Go through the data and copy every line exactly, but not the images.

※

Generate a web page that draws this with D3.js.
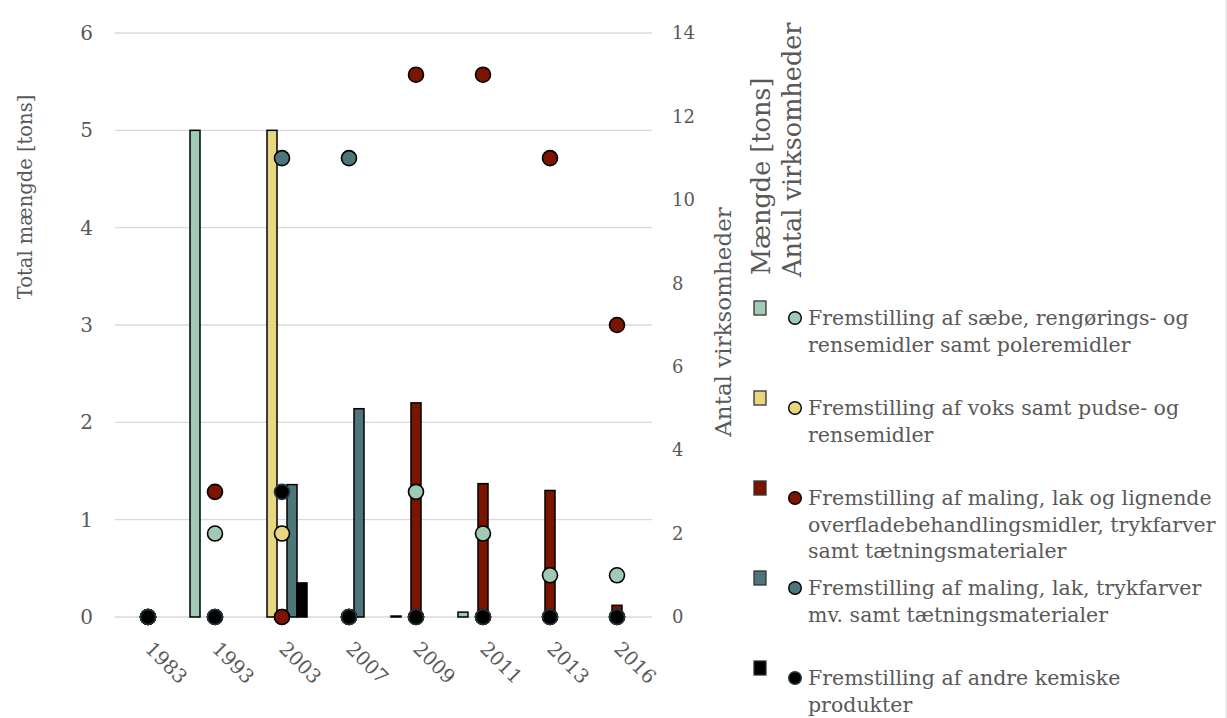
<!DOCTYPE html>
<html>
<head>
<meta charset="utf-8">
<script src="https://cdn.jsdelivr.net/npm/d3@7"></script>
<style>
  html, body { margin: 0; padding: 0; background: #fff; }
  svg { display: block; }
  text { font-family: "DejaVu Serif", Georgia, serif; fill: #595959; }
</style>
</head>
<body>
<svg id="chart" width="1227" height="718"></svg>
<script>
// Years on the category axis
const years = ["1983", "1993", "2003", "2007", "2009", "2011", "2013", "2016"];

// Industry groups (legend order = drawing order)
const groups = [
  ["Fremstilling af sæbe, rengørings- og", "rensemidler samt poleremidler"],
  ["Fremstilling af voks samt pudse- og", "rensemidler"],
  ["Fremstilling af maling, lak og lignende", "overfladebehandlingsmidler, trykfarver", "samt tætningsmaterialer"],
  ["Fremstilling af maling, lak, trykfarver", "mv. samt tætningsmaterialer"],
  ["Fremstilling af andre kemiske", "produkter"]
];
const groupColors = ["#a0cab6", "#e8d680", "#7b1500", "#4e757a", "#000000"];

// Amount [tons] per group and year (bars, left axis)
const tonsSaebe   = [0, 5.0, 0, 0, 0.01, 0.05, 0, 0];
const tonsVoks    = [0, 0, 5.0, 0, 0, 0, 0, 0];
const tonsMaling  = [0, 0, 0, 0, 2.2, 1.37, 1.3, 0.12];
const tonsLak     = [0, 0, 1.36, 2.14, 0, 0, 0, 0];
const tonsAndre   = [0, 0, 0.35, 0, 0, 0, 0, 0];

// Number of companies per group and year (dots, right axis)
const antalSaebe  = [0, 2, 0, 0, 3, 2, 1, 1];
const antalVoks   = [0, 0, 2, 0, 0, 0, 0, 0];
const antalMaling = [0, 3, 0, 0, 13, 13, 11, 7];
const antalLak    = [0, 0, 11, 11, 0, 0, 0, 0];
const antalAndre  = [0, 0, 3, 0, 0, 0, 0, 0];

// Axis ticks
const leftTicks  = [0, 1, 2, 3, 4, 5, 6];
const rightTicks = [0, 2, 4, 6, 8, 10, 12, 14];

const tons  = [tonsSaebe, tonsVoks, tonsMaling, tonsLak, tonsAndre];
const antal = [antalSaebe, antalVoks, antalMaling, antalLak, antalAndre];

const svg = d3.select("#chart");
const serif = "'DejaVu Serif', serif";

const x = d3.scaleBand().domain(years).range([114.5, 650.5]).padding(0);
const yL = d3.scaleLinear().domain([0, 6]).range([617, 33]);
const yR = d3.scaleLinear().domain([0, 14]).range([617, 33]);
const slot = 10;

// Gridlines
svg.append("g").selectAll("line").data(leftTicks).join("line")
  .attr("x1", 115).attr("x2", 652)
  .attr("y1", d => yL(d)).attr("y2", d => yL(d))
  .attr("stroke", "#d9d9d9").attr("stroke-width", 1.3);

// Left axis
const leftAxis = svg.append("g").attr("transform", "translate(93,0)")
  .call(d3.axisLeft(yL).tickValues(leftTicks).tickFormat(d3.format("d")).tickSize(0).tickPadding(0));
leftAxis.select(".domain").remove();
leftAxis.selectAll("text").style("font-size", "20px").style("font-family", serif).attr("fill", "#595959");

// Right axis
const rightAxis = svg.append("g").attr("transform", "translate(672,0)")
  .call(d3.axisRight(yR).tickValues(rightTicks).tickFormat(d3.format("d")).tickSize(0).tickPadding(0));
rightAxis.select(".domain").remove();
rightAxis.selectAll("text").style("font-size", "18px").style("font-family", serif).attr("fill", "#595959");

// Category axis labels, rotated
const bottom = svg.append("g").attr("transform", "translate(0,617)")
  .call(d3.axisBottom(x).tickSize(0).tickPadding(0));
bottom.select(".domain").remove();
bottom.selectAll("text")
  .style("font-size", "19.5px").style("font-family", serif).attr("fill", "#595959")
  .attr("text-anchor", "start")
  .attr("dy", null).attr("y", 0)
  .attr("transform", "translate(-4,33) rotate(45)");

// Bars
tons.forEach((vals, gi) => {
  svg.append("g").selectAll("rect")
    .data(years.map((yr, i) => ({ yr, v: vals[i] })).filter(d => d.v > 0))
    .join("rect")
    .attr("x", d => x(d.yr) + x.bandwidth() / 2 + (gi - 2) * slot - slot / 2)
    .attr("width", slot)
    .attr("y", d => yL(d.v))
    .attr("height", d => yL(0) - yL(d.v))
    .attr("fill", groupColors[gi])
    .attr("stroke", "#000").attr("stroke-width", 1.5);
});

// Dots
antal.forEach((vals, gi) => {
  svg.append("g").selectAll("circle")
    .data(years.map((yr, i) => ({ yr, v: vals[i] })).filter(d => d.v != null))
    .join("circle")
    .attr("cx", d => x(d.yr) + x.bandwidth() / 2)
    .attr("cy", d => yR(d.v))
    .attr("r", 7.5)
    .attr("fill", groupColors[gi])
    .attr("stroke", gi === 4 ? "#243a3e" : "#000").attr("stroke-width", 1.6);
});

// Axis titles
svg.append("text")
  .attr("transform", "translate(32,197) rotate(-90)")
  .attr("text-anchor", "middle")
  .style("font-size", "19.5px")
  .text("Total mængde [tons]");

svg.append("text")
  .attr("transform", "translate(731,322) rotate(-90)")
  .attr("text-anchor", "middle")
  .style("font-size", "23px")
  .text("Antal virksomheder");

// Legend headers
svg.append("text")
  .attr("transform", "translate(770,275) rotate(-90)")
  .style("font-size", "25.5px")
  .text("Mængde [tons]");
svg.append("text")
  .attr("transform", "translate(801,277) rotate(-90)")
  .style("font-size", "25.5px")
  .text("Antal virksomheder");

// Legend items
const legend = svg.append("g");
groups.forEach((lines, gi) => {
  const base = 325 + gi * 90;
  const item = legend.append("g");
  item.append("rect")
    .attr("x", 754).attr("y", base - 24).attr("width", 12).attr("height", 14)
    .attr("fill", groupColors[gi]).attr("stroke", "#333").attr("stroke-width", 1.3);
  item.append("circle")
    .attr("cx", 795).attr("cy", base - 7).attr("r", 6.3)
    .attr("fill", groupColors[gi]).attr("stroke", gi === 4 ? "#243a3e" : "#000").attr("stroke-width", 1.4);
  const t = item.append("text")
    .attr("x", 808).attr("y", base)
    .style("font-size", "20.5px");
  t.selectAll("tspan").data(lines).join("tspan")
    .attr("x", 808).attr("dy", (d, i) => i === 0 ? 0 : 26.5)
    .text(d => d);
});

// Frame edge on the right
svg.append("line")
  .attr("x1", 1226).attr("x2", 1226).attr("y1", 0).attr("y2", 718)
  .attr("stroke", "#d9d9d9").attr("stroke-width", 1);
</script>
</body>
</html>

※

Exercise solution:
Generate a web page that draws this with D3.js.
<!DOCTYPE html>
<html>
<head>
<meta charset="utf-8">
<script src="https://cdn.jsdelivr.net/npm/d3@7"></script>
<style>
  html, body { margin: 0; padding: 0; background: #fff; }
  svg { display: block; }
  text { font-family: "DejaVu Serif", Georgia, serif; fill: #595959; }
</style>
</head>
<body>
<svg id="chart" width="1227" height="718"></svg>
<script>
// Years on the category axis
const years = ["1983", "1993", "2003", "2007", "2009", "2011", "2013", "2016"];

// Industry groups (legend order = drawing order)
const groups = [
  ["Fremstilling af sæbe, rengørings- og", "rensemidler samt poleremidler"],
  ["Fremstilling af voks samt pudse- og", "rensemidler"],
  ["Fremstilling af maling, lak og lignende", "overfladebehandlingsmidler, trykfarver", "samt tætningsmaterialer"],
  ["Fremstilling af maling, lak, trykfarver", "mv. samt tætningsmaterialer"],
  ["Fremstilling af andre kemiske", "produkter"]
];
const groupColors = ["#a0cab6", "#e8d680", "#7b1500", "#4e757a", "#000000"];

// Amount [tons] per group and year (bars, left axis)
const tonsSaebe   = [0, 5.0, 0, 0, 0.01, 0.05, 0, 0];
const tonsVoks    = [0, 0, 5.0, 0, 0, 0, 0, 0];
const tonsMaling  = [0, 0, 0, 0, 2.2, 1.37, 1.3, 0.12];
const tonsLak     = [0, 0, 1.36, 2.14, 0, 0, 0, 0];
const tonsAndre   = [0, 0, 0.35, 0, 0, 0, 0, 0];

// Number of companies per group and year (dots, right axis)
const antalSaebe  = [0, 2, 0, 0, 3, 2, 1, 1];
const antalVoks   = [0, 0, 2, 0, 0, 0, 0, 0];
const antalMaling = [0, 3, 0, 0, 13, 13, 11, 7];
const antalLak    = [0, 0, 11, 11, 0, 0, 0, 0];
const antalAndre  = [0, 0, 3, 0, 0, 0, 0, 0];

// Axis ticks
const leftTicks  = [0, 1, 2, 3, 4, 5, 6];
const rightTicks = [0, 2, 4, 6, 8, 10, 12, 14];

const tons  = [tonsSaebe, tonsVoks, tonsMaling, tonsLak, tonsAndre];
const antal = [antalSaebe, antalVoks, antalMaling, antalLak, antalAndre];

const svg = d3.select("#chart");
const serif = "'DejaVu Serif', serif";

const x = d3.scaleBand().domain(years).range([114.5, 650.5]).padding(0);
const yL = d3.scaleLinear().domain([0, 6]).range([617, 33]);
const yR = d3.scaleLinear().domain([0, 14]).range([617, 33]);
const slot = 10;

// Gridlines
svg.append("g").selectAll("line").data(leftTicks).join("line")
  .attr("x1", 115).attr("x2", 652)
  .attr("y1", d => yL(d)).attr("y2", d => yL(d))
  .attr("stroke", "#d9d9d9").attr("stroke-width", 1.3);

// Left axis
const leftAxis = svg.append("g").attr("transform", "translate(93,0)")
  .call(d3.axisLeft(yL).tickValues(leftTicks).tickFormat(d3.format("d")).tickSize(0).tickPadding(0));
leftAxis.select(".domain").remove();
leftAxis.selectAll("text").style("font-size", "20px").style("font-family", serif).attr("fill", "#595959");

// Right axis
const rightAxis = svg.append("g").attr("transform", "translate(672,0)")
  .call(d3.axisRight(yR).tickValues(rightTicks).tickFormat(d3.format("d")).tickSize(0).tickPadding(0));
rightAxis.select(".domain").remove();
rightAxis.selectAll("text").style("font-size", "18px").style("font-family", serif).attr("fill", "#595959");

// Category axis labels, rotated
const bottom = svg.append("g").attr("transform", "translate(0,617)")
  .call(d3.axisBottom(x).tickSize(0).tickPadding(0));
bottom.select(".domain").remove();
bottom.selectAll("text")
  .style("font-size", "19.5px").style("font-family", serif).attr("fill", "#595959")
  .attr("text-anchor", "start")
  .attr("dy", null).attr("y", 0)
  .attr("transform", "translate(-4,33) rotate(45)");

// Bars
tons.forEach((vals, gi) => {
  svg.append("g").selectAll("rect")
    .data(years.map((yr, i) => ({ yr, v: vals[i] })).filter(d => d.v > 0))
    .join("rect")
    .attr("x", d => x(d.yr) + x.bandwidth() / 2 + (gi - 2) * slot - slot / 2)
    .attr("width", slot)
    .attr("y", d => yL(d.v))
    .attr("height", d => yL(0) - yL(d.v))
    .attr("fill", groupColors[gi])
    .attr("stroke", "#000").attr("stroke-width", 1.5);
});

// Dots
antal.forEach((vals, gi) => {
  svg.append("g").selectAll("circle")
    .data(years.map((yr, i) => ({ yr, v: vals[i] })).filter(d => d.v != null))
    .join("circle")
    .attr("cx", d => x(d.yr) + x.bandwidth() / 2)
    .attr("cy", d => yR(d.v))
    .attr("r", 7.5)
    .attr("fill", groupColors[gi])
    .attr("stroke", gi === 4 ? "#243a3e" : "#000").attr("stroke-width", 1.6);
});

// Axis titles
svg.append("text")
  .attr("transform", "translate(32,197) rotate(-90)")
  .attr("text-anchor", "middle")
  .style("font-size", "19.5px")
  .text("Total mængde [tons]");

svg.append("text")
  .attr("transform", "translate(731,322) rotate(-90)")
  .attr("text-anchor", "middle")
  .style("font-size", "23px")
  .text("Antal virksomheder");

// Legend headers
svg.append("text")
  .attr("transform", "translate(770,275) rotate(-90)")
  .style("font-size", "25.5px")
  .text("Mængde [tons]");
svg.append("text")
  .attr("transform", "translate(801,277) rotate(-90)")
  .style("font-size", "25.5px")
  .text("Antal virksomheder");

// Legend items
const legend = svg.append("g");
groups.forEach((lines, gi) => {
  const base = 325 + gi * 90;
  const item = legend.append("g");
  item.append("rect")
    .attr("x", 754).attr("y", base - 24).attr("width", 12).attr("height", 14)
    .attr("fill", groupColors[gi]).attr("stroke", "#333").attr("stroke-width", 1.3);
  item.append("circle")
    .attr("cx", 795).attr("cy", base - 7).attr("r", 6.3)
    .attr("fill", groupColors[gi]).attr("stroke", gi === 4 ? "#243a3e" : "#000").attr("stroke-width", 1.4);
  const t = item.append("text")
    .attr("x", 808).attr("y", base)
    .style("font-size", "20.5px");
  t.selectAll("tspan").data(lines).join("tspan")
    .attr("x", 808).attr("dy", (d, i) => i === 0 ? 0 : 26.5)
    .text(d => d);
});

// Frame edge on the right
svg.append("line")
  .attr("x1", 1226).attr("x2", 1226).attr("y1", 0).attr("y2", 718)
  .attr("stroke", "#d9d9d9").attr("stroke-width", 1);
</script>
</body>
</html>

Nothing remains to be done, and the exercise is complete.